(Code that draws figures)
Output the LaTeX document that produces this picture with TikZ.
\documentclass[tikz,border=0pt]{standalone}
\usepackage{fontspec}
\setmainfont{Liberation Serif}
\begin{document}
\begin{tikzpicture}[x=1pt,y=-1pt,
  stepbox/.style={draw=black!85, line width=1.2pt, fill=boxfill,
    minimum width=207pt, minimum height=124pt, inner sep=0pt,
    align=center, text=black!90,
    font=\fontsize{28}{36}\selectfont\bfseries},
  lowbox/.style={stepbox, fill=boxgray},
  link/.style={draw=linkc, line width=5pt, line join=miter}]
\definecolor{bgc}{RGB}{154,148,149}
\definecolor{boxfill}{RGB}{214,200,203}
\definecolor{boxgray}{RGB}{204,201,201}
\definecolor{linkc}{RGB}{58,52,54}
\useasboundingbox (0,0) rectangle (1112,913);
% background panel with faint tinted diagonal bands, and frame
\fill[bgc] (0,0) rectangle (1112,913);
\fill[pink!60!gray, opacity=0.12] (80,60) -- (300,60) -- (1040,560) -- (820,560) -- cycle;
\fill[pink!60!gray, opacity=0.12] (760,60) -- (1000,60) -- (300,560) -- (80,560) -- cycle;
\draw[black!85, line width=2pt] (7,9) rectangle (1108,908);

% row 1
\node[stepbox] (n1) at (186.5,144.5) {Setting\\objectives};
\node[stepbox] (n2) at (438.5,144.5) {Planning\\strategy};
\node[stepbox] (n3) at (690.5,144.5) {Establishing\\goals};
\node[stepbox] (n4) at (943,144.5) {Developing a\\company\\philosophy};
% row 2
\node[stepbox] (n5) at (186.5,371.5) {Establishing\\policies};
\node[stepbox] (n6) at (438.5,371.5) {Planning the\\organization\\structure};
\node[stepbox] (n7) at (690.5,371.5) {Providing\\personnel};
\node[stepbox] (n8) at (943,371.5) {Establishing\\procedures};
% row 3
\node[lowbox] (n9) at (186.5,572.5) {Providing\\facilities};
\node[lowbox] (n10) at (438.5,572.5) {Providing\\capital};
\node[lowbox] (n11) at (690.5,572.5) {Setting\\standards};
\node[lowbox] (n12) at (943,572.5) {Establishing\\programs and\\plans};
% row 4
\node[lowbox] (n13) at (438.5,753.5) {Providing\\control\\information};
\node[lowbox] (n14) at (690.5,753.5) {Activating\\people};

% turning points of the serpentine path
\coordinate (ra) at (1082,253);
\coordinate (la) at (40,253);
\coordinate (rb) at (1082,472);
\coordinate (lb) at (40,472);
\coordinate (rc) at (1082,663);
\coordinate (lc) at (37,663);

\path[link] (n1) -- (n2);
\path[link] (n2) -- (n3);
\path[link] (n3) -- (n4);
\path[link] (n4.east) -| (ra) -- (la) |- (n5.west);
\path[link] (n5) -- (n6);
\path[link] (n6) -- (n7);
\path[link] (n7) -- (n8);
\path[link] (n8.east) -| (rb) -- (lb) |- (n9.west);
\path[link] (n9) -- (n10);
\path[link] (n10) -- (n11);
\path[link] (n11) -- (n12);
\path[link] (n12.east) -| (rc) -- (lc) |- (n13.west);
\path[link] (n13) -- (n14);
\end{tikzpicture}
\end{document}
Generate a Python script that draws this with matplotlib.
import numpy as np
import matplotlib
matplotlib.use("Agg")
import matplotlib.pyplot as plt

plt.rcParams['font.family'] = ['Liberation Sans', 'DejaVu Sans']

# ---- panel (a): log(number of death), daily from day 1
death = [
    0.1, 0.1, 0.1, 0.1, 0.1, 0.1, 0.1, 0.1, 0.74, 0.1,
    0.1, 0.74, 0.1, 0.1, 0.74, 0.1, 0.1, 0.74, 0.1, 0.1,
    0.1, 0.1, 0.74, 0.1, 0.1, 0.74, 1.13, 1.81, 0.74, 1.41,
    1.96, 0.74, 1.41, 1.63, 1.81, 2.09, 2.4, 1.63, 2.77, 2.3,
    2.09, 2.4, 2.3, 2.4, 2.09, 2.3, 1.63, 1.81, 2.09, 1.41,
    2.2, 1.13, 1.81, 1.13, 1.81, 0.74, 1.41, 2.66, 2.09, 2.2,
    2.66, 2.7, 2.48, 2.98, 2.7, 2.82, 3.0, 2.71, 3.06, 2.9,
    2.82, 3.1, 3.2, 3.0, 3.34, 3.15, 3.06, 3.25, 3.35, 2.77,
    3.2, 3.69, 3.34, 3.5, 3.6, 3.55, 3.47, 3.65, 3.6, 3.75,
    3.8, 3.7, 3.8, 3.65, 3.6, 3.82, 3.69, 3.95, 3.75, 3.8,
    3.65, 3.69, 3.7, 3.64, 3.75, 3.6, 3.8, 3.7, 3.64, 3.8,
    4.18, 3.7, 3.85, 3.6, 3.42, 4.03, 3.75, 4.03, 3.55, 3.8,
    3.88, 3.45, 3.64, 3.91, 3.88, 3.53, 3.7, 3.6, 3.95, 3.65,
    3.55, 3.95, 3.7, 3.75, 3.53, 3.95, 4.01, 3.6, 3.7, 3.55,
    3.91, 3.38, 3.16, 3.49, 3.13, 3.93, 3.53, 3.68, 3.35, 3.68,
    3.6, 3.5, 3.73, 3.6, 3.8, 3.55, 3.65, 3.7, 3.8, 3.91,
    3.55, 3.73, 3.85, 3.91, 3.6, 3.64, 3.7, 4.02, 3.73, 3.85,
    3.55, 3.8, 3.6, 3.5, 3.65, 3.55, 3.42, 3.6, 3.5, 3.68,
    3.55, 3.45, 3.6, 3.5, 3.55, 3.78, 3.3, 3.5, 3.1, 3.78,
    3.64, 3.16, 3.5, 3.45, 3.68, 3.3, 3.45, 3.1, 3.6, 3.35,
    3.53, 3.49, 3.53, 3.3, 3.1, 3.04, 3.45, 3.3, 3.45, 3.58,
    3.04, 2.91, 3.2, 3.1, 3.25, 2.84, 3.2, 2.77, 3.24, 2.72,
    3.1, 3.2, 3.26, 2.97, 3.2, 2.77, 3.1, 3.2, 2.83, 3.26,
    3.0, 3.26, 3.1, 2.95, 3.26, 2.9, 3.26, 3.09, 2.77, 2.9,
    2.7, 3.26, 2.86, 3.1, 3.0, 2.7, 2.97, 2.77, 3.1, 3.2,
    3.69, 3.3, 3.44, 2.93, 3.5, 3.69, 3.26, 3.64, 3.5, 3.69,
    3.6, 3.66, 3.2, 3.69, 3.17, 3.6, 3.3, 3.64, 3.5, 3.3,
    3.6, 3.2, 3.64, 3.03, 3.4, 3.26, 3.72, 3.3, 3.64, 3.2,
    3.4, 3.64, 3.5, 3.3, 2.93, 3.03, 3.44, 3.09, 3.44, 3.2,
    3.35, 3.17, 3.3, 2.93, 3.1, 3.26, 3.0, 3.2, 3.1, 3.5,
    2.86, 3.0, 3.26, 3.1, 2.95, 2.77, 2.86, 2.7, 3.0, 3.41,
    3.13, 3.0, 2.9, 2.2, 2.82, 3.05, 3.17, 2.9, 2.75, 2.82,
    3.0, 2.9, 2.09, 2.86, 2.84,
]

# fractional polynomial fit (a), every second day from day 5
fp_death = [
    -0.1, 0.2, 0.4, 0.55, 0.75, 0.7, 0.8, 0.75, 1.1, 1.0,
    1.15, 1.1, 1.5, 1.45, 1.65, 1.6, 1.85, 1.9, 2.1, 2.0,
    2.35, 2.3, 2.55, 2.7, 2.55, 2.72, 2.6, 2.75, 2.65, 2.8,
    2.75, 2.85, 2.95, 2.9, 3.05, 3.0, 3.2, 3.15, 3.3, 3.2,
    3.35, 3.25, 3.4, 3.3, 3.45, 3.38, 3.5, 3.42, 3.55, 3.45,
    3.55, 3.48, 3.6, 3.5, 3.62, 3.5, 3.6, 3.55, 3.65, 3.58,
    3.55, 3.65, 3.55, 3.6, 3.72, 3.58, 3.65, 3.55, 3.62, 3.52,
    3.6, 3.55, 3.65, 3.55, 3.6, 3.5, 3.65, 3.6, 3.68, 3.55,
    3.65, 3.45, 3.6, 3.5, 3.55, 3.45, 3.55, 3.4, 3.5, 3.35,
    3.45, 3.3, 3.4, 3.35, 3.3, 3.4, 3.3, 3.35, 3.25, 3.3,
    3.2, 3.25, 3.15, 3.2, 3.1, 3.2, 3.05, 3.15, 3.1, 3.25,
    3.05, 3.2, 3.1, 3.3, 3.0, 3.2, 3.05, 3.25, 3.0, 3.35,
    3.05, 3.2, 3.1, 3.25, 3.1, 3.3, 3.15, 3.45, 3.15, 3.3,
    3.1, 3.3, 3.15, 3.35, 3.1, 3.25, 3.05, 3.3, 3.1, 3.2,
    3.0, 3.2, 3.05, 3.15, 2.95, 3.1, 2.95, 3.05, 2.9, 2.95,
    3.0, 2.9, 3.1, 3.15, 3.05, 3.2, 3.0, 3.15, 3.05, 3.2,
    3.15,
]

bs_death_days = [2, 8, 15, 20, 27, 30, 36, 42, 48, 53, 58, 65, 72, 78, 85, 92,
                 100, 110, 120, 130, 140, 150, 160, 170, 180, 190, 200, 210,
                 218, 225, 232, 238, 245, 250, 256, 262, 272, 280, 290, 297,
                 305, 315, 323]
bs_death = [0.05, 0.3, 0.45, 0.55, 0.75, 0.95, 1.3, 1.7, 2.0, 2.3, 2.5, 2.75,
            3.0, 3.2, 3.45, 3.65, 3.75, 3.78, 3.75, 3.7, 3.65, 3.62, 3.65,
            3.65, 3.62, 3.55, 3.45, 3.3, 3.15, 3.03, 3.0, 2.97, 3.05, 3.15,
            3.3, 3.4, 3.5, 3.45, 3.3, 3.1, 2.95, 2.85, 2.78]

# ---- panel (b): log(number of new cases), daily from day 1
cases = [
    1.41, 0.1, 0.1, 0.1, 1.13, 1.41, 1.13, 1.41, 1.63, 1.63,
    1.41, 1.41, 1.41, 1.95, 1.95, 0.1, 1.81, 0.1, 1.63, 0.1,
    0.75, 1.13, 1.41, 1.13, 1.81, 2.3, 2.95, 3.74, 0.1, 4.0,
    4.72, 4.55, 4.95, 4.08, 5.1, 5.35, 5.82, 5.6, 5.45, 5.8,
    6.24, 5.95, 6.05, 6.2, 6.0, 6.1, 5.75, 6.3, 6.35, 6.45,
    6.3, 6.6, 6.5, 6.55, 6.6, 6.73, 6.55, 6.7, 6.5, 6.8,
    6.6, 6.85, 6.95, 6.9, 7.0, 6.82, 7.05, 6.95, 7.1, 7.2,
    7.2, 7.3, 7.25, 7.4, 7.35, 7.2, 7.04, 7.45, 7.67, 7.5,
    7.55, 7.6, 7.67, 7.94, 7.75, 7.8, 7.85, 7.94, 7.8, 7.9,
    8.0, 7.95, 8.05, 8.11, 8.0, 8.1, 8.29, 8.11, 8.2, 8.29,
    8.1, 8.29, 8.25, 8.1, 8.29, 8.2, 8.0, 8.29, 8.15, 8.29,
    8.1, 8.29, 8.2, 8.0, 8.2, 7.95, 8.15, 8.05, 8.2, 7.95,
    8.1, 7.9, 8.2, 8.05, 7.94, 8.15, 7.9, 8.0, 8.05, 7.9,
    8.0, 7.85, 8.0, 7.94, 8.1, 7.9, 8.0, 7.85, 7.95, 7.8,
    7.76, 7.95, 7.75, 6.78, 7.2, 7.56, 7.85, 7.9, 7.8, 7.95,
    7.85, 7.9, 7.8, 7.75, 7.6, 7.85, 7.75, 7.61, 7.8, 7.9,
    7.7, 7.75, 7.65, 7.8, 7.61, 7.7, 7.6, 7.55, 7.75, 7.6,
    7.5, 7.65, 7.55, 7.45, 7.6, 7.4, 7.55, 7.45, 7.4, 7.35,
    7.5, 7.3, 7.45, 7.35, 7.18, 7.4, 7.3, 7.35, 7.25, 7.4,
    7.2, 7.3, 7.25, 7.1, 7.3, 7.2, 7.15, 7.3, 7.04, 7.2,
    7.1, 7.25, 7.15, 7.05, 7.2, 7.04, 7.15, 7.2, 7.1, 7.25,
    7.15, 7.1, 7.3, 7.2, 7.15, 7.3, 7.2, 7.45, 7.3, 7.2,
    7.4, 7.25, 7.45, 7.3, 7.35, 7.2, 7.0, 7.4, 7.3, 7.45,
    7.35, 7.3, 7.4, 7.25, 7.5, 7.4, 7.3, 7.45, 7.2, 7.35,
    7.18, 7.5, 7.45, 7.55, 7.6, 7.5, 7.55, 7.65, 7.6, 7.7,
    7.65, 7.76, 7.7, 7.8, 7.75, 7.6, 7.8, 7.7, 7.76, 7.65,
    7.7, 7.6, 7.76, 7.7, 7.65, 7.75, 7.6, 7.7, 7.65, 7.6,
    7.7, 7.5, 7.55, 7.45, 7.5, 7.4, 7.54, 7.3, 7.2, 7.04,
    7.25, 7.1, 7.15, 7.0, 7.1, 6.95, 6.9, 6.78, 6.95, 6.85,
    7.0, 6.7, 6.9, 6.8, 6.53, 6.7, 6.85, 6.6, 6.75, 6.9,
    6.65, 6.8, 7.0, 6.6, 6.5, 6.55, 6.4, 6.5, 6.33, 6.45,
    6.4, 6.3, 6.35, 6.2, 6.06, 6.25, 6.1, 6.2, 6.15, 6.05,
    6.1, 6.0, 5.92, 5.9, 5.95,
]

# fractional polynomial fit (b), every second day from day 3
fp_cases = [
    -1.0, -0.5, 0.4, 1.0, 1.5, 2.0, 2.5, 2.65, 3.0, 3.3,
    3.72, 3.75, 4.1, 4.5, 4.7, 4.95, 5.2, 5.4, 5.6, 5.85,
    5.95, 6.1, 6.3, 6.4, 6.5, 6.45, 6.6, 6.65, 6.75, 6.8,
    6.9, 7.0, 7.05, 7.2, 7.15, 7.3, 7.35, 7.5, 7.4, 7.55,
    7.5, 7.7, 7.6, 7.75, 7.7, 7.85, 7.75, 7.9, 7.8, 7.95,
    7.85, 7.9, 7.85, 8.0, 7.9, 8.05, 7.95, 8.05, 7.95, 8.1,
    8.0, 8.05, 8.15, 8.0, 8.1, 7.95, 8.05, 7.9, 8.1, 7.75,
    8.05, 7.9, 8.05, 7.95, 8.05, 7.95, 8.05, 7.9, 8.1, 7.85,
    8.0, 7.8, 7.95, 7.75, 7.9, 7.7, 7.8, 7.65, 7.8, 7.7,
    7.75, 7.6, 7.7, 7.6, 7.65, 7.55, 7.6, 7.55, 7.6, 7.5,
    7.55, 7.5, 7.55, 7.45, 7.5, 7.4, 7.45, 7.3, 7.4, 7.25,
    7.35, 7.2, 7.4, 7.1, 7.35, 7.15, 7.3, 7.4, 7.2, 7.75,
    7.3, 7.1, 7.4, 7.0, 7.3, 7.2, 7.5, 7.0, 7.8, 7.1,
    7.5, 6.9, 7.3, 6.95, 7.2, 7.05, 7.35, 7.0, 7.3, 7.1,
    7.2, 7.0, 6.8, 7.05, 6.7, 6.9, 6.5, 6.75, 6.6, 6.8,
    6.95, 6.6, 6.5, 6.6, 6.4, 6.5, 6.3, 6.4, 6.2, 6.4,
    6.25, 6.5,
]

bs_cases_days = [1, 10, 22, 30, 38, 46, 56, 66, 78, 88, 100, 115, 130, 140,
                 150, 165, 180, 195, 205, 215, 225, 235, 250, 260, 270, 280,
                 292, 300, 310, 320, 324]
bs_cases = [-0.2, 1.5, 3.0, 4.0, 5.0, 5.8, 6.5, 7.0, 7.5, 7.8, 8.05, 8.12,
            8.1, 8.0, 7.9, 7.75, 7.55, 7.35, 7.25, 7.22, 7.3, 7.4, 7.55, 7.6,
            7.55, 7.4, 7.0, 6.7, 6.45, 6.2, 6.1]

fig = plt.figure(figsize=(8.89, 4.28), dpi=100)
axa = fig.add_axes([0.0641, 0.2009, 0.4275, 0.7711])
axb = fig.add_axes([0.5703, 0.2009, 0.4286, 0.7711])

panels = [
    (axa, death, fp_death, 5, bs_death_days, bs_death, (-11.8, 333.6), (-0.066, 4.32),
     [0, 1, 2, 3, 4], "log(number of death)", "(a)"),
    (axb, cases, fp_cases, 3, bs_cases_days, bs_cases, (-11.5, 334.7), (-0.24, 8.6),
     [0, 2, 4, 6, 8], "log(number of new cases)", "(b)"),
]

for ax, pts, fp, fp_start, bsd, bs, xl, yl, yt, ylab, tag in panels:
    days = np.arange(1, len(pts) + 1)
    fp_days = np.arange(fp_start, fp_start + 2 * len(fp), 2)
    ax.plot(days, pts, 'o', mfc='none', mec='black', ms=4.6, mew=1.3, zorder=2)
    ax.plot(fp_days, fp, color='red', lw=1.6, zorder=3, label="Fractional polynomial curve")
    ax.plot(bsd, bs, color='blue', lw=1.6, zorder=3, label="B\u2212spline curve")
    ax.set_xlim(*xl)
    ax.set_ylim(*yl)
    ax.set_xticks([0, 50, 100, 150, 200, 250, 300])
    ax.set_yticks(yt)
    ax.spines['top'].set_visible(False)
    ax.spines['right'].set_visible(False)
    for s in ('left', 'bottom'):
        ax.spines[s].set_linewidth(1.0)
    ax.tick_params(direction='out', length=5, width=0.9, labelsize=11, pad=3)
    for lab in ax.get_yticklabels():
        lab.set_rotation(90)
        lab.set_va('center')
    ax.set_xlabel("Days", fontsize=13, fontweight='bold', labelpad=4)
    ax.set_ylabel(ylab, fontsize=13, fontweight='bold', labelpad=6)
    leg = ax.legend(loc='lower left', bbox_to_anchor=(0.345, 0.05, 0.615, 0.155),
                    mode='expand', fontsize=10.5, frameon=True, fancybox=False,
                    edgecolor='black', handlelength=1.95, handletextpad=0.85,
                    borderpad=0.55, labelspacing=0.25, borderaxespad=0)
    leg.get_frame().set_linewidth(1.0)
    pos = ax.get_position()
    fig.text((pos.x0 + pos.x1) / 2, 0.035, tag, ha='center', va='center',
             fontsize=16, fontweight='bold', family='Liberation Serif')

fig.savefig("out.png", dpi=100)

TASK DIRECTIONS: Copy out only the lines above from the one with "Generate a Python" to the one with "plt.rcParams['font.family'] = ['Liberation", inclusive, exactly as they stand.

TASK ANSWER:
Generate a Python script that draws this with matplotlib.
import numpy as np
import matplotlib
matplotlib.use("Agg")
import matplotlib.pyplot as plt

plt.rcParams['font.family'] = ['Liberation Sans', 'DejaVu Sans']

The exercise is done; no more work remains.